Expert Commentary

Scientific thinking in young children: Theoretical advances, empirical research and policy implications

2012 article from the University of California-Berkeley published in Science on how young children think scientifically and implications for early education reform.

(iStock)
(iStock)

Jean Piaget, a pioneer of 20th-century cognitive development theory, claimed that preschoolers were “irrational, illogical … and limited to the here and now.” But nearly 100 years later, new technologies and approaches have provided cognitive scientists new ways to investigate how infants and young children learn; their findings challenge Piaget’s longstanding theories of early childhood cognitive development.

A 2012 review article from the University of California, Berkeley, published in Science, “Scientific Thinking in Young Children: Theoretical Advances, Empirical Research and Policy Implications,” offers an overview of recent developments in the field of child development and cognition. The article highlights several studies conducted in the last 20 years that collectively demonstrate the importance of unstructured explorations and play that aid young children in developing and testing theories about their environments. These advances were made possible in part by the integration of technology to assist in data capture and analysis.

This review article, by cognitive scientist Dr. Alison Gopnik, indirectly challenges the contemporary trend of eliminating traditional kindergarten’s play-based, creative structures in favor of improving students’ reading, math, and writing skills at increasingly earlier ages, in theory to better prepare young learners for the impending rigors of formal schooling.

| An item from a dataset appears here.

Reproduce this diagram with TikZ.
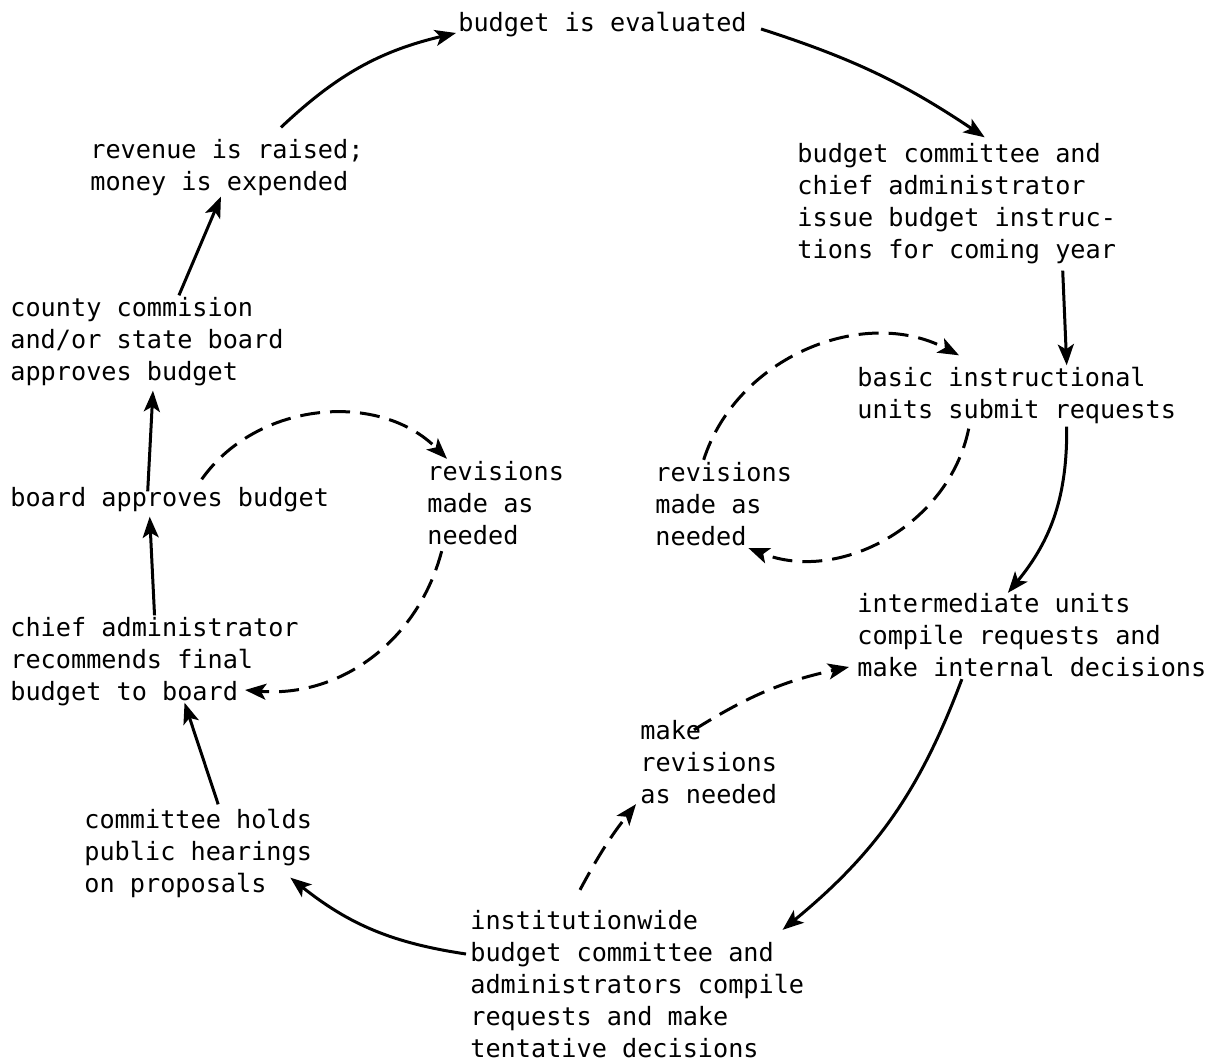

Key article highlights include:

  • “In the past 10 years … theoretical and empirical research has begun to show that children’s learning mechanisms do indeed resemble the basic inductive processes of science.”
  • “More abstract theoretical laws can actually sometimes be learned more quickly than the specific causal hypotheses they subsume…. Preschoolers can make these broader generalizations swiftly and appropriately.”
  • Infants and young children can detect statistical patterns around them and then use these patterns to reinterpret their environments. For example, infants signaled surprise when an experimenter removed mostly red ping pong balls from a box containing mostly white balls, and were also able to determine which combination of blocks activated a music box.
  • In one experiment, preschool-aged children were able to distinguish between causality (i.e., a button that activates A, which then activates B), “common cause structures” (i.e., one button that activates both A and B), and conjuctive cause structure (i.e., both the button and A are needed to activate B).
  • “Recent research … shows that children’s exploratory play does indeed involve a kind of intuitive experimentation…. Play is sufficiently systematic to help children discover casual relationships.”
  • “When young children faced a causal puzzle, they try to solve that puzzle in their spontaneous play. Children’s actions ensure that they receive causally relevant and informative evidence. Once that evidence is generated through play, children can use it to make the correct causal inference.”
  • Children also learn by watching and engaging with others, and are sensitive to others’ intentions.
  • Researchers have been able to better assess the mental models of infants and young children by using applying “probabilistic model” which allows for the inclusion of probability variables into conceptual frameworks.

The study concludes that the “new research shows that even very young children are deeply engaged in such profoundly cognitive work as hypothesis testing and causal inference. This work is more cognitively challenging, in fact, than much school work.” As for policy implications, this research “should raise serious red flags about recent pressure, both from parents and policy-makers, to make preschools more structured and academic — more like schools.”